The Glove Compartment History of the Motorway Service Area by David Lawrence. Between Books, 1999. 112pp.
£12.95 John Major's celebrated conference speech, in which he said the key problem facing Conservative families was the need for more frequent motorway lavatories, doubtless struck a chord with David Lawrence, writes Paul Finch.
His latest book, Always a Welcome, is a hymn to the joys of the motorway service area. It follows a similar encomium to the London Underground (AJ 16.3.95), but exploits fully the additional visual opportunities offered by a building type which itself contributed to popular culture.
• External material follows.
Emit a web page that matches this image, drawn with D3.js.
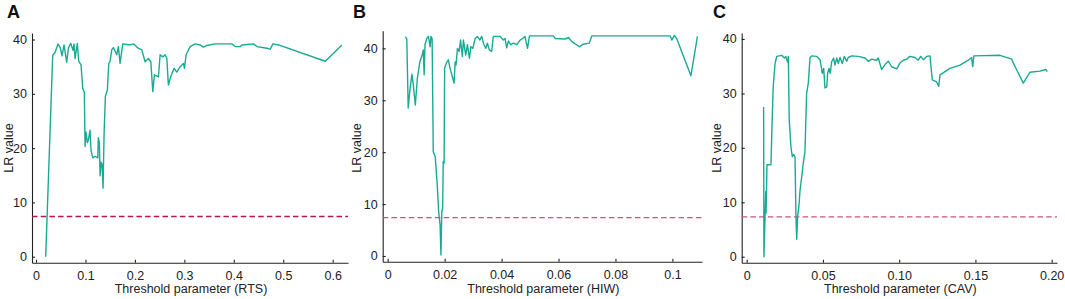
<!DOCTYPE html>
<html>
<head>
<meta charset="utf-8">
<script src="https://cdn.jsdelivr.net/npm/d3@7"></script>
<style>
  body { margin: 0; background: #fff; }
  text { font-family: Arial, "Liberation Sans", sans-serif; }
</style>
</head>
<body>
<script>
// LR value vs threshold parameter, three panels
const rtsPoints = [[0.0196, 0], [0.0338, 37.1], [0.0385, 37.6], [0.0445, 39.2], [0.049, 38.5], [0.0526, 37], [0.0567, 39], [0.0621, 35.8], [0.0658, 38.5], [0.0702, 39.3], [0.0749, 38.0], [0.0769, 39.2], [0.0789, 36.5], [0.0836, 39.3], [0.0864, 36], [0.0891, 35.6], [0.091, 35.4], [0.0945, 31], [0.0978, 30.3], [0.0992, 20.3], [0.1012, 23], [0.1038, 21], [0.106, 21.5], [0.1093, 23.3], [0.1113, 19.6], [0.1148, 18.2], [0.1194, 18.5], [0.1249, 18.2], [0.1261, 21.9], [0.1281, 21], [0.1296, 14.9], [0.1316, 17.4], [0.1336, 17], [0.1356, 12.6], [0.1377, 22.7], [0.1403, 29.5], [0.1443, 30.7], [0.1472, 35.6], [0.1498, 36], [0.1532, 38.1], [0.1565, 38.5], [0.1634, 37.2], [0.1666, 38.7], [0.17, 35.6], [0.1755, 39.2], [0.1903, 39], [0.197, 39.2], [0.2065, 38.4], [0.214, 38.1], [0.2206, 35.9], [0.2273, 36.5], [0.2322, 35.9], [0.2362, 30.4], [0.2395, 33.5], [0.2476, 33.1], [0.251, 37.2], [0.2565, 36.8], [0.2611, 37.2], [0.2646, 36.5], [0.2678, 31.6], [0.2713, 32.8], [0.2747, 33.7], [0.2794, 34.7], [0.2848, 34.0], [0.2915, 35], [0.2982, 35.6], [0.3002, 34.7], [0.3036, 37.2], [0.3117, 38.7], [0.3219, 39.2], [0.332, 39.0], [0.3387, 38.6], [0.3455, 38.9], [0.3623, 39.2], [0.3962, 39.2], [0.4028, 38.7], [0.413, 38.7], [0.4164, 39.0], [0.4399, 39.2], [0.4468, 38.7], [0.467, 38.4], [0.4737, 38.2], [0.4792, 39.2], [0.4905, 39.0], [0.585, 36.0], [0.6188, 39.0]];

const hiwPoints = [[0.0062, 42.25], [0.0067, 41.8], [0.0072, 28.5], [0.0078, 32], [0.0085, 35], [0.009, 32.9], [0.0097, 29.1], [0.0104, 34.2], [0.0113, 37.4], [0.0121, 38.7], [0.0125, 39.7], [0.0128, 34.9], [0.0131, 40.7], [0.0137, 41.9], [0.0143, 42.3], [0.0149, 40.3], [0.0152, 42.3], [0.0156, 41.9], [0.016, 20.1], [0.0167, 19.1], [0.0174, 13.7], [0.0179, 8.5], [0.0184, 6], [0.0187, 0.2], [0.019, 8.5], [0.0193, 9.2], [0.0195, 18.2], [0.0198, 17.9], [0.02, 36.2], [0.0207, 37.3], [0.0213, 37.8], [0.0219, 36.2], [0.0233, 33.3], [0.0237, 37.4], [0.024, 36.8], [0.0245, 40], [0.0251, 39.4], [0.0256, 41.6], [0.0262, 38.4], [0.0266, 41.6], [0.0274, 38.7], [0.028, 40.7], [0.0287, 38.1], [0.0292, 40.3], [0.0299, 40], [0.0307, 41.9], [0.0315, 42.3], [0.0324, 41.6], [0.033, 42.3], [0.0338, 40.7], [0.0345, 40], [0.035, 41], [0.0357, 39.7], [0.0365, 39.4], [0.0371, 42.3], [0.0395, 42.3], [0.0406, 41.6], [0.0412, 41.9], [0.0418, 40.1], [0.0424, 41.4], [0.0432, 40.7], [0.0441, 41.0], [0.0453, 40.7], [0.0465, 41.6], [0.0474, 41.9], [0.0482, 42.3], [0.0491, 40.0], [0.0498, 42.4], [0.0582, 42.4], [0.0588, 41.9], [0.0623, 41.8], [0.0635, 42.1], [0.0647, 41.3], [0.0673, 40.3], [0.0687, 40.8], [0.0708, 41.0], [0.0717, 42.4], [0.0922, 42.4], [0.0992, 42.4], [0.0998, 41.6], [0.1007, 42.5], [0.1015, 41.9], [0.1065, 34.7], [0.1088, 42.3]];

const cavPoints = [[0.0111, 27.5], [0.0113, 0], [0.0125, 12], [0.0127, 8], [0.0133, 16.9], [0.0159, 16.9], [0.0164, 22.1], [0.0174, 31.3], [0.0186, 35.5], [0.0197, 36.8], [0.023, 37.0], [0.0247, 36.5], [0.0256, 36.8], [0.0269, 35.7], [0.0273, 36.8], [0.0279, 25.1], [0.029, 20.2], [0.0299, 18.4], [0.0308, 18.8], [0.0317, 18.3], [0.0323, 7.35], [0.0328, 3.2], [0.0334, 7.4], [0.0343, 9.5], [0.035, 12.3], [0.0361, 14.7], [0.0371, 17.2], [0.0382, 19.3], [0.0393, 30], [0.0404, 31.9], [0.0415, 36.5], [0.0426, 36.9], [0.0459, 36.8], [0.047, 36.5], [0.0481, 36.2], [0.0496, 33.7], [0.0505, 34.6], [0.0513, 31], [0.0525, 31.2], [0.0531, 33.7], [0.054, 34.6], [0.0548, 33.7], [0.0557, 35.8], [0.057, 36.5], [0.0579, 35.2], [0.059, 36.5], [0.0601, 35.5], [0.0612, 36.6], [0.0627, 35.5], [0.064, 36.8], [0.0656, 35.9], [0.0666, 36.6], [0.0689, 36.9], [0.0732, 36.8], [0.0776, 36.5], [0.0797, 35.9], [0.082, 36.3], [0.0852, 36.1], [0.0863, 36.5], [0.0885, 34.4], [0.0907, 35.3], [0.0929, 35.9], [0.0951, 34.9], [0.0984, 34.5], [0.1005, 35.6], [0.1027, 36.1], [0.1049, 36.3], [0.1071, 36.8], [0.1104, 36.6], [0.1125, 36.1], [0.1141, 36.8], [0.1158, 36.2], [0.118, 36.8], [0.1202, 36.9], [0.1217, 32.5], [0.1246, 32.1], [0.1259, 31.3], [0.1268, 33.4], [0.1333, 34.6], [0.1399, 35.2], [0.1453, 36.1], [0.1475, 36.6], [0.1482, 34.9], [0.149, 36.9], [0.1661, 37.0], [0.1738, 36.3], [0.1748, 35.6], [0.1814, 31.9], [0.1858, 33.9], [0.1923, 34.1], [0.1961, 34.4], [0.1971, 34.0]];

const panelLetters = ["A", "B", "C"];
const xLabels = ["Threshold parameter (RTS)", "Threshold parameter (HIW)", "Threshold parameter (CAV)"];
const thresholds = [7.4, 7.4, 7.3];
const yTicks = [0, 10, 20, 30, 40];
const rtsTicks = [0, 0.1, 0.2, 0.3, 0.4, 0.5, 0.6];
const hiwTicks = [0, 0.02, 0.04, 0.06, 0.08, 0.1];
const cavTicks = [0, 0.05, 0.10, 0.15, 0.20];

const lineColor = "#1aa994";

const svg = d3.select("body")
    .append("svg")
    .attr("width", 1065)
    .attr("height", 299);

const panels = [
  { points: rtsPoints, ticks: rtsTicks, fmt: d => d === 0 ? "0" : d3.format(".1f")(d),
    xDomain: [-0.0081, 0.631], xRange: [32, 348], yDomain: [-1.1, 41.2], yRange: [262.7, 33],
    letterX: 7, ylabX: 9, dash: "#b3174c", dashW: 1.6 },
  { points: hiwPoints, ticks: hiwTicks, fmt: d => d === 0 ? "0" : (d === 0.1 ? "0.1" : d3.format(".2f")(d)),
    xDomain: [-0.00176, 0.1104], xRange: [382.7, 702], yDomain: [-1.1, 43.4], yRange: [261.7, 30.7],
    letterX: 353, ylabX: 357, dash: "#c9557a", dashW: 1.25 },
  { points: cavPoints, ticks: cavTicks, fmt: d => d === 0 ? "0" : d3.format(".2f")(d),
    xDomain: [-0.00328, 0.2035], xRange: [741.7, 1057], yDomain: [-1.1, 41.1], yRange: [262.7, 33],
    letterX: 713, ylabX: 717, dash: "#c9557a", dashW: 1.25 }
];

panels.forEach((p, i) => {
  const x = d3.scaleLinear().domain(p.xDomain).range(p.xRange);
  const y = d3.scaleLinear().domain(p.yDomain).range(p.yRange);
  const g = svg.append("g");

  // axes, ticks pointing inward
  const xAxis = g.append("g")
      .attr("transform", `translate(0,${p.yRange[0]})`)
      .call(d3.axisBottom(x).tickValues(p.ticks).tickFormat(p.fmt)
          .tickSizeInner(-3).tickSizeOuter(0).tickPadding(8));
  const yAxis = g.append("g")
      .attr("transform", `translate(${p.xRange[0]},0)`)
      .call(d3.axisLeft(y).tickValues(yTicks).tickSizeInner(-3).tickSizeOuter(0).tickPadding(5));

  [xAxis, yAxis].forEach(a => {
    a.selectAll("text").attr("font-size", 12.5).attr("fill", "#222")
        .attr("font-family", "Arial, 'Liberation Sans', sans-serif");
    a.selectAll("path, line").attr("stroke", "#222").attr("stroke-width", 1.1);
  });

  // threshold line
  g.append("line")
      .attr("x1", p.xRange[0])
      .attr("x2", p.xRange[1])
      .attr("y1", y(thresholds[i]))
      .attr("y2", y(thresholds[i]))
      .attr("stroke", p.dash)
      .attr("stroke-width", p.dashW)
      .attr("stroke-dasharray", "5.5,3.2");

  // LR curve
  g.append("path")
      .datum(p.points)
      .attr("fill", "none")
      .attr("stroke", lineColor)
      .attr("stroke-width", 1.4)
      .attr("stroke-linejoin", "round")
      .attr("d", d3.line().x(d => x(d[0])).y(d => y(d[1])));

  g.append("text")
      .attr("x", p.letterX)
      .attr("y", 18)
      .attr("font-size", 18)
      .attr("font-weight", "bold")
      .attr("fill", "#111")
      .text(panelLetters[i]);

  g.append("text")
      .attr("transform", `translate(${p.ylabX + 4},148) rotate(-90)`)
      .attr("text-anchor", "middle")
      .attr("font-size", 12.5)
      .attr("fill", "#222")
      .text("LR value");

  g.append("text")
      .attr("x", (p.xRange[0] + p.xRange[1]) / 2 + 1)
      .attr("y", 293)
      .attr("text-anchor", "middle")
      .attr("font-size", 12.5)
      .attr("fill", "#222")
      .text(xLabels[i]);
});
</script>
</body>
</html>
The list of architects who have designed major service areas in the period under review (1959-1999) range from Patrick Gwynne to Broadway Malyan, from C H Elsom to Garnett Cloughley Blakemore. The wonderful and eclectic range of photographs and drawings is a reminder of days gone by: an Archigram-style montage by Trevor Pattison at Aust near the Severn Bridge (see left), designed 'to cheer up the lorry drivers', was removed by the mid-70s.
With the precedent of US service areas and buildings, and the Milan-Rome Autostrada of 1956, the Ministry of Transport lost no time in working out that service areas for Britain's new motorways meant money - 50-year leases, guaranteed investment in building stock, and a cut of gross turnover for the government.
A boom was born, although attempts to go upmarket never prospered: Terence Conran's design for the 'Captain's Table' restaurant at Leicester Forest East, including waiters dressed as captains and waitresses as sailors, failed to strike a chord.
Modernism, Expressionism, High-Tech and PostModernism all found their way, albeit in generally diluted form, onto the motorway verge. Lawrence's book is a little wonder, a minor social history. We feel as remote from its early days as Albert Finney, in the film Charlie Bubbles, felt out of place at Newport Pagnell in his gold Rolls Royce. They don't make them like that any more.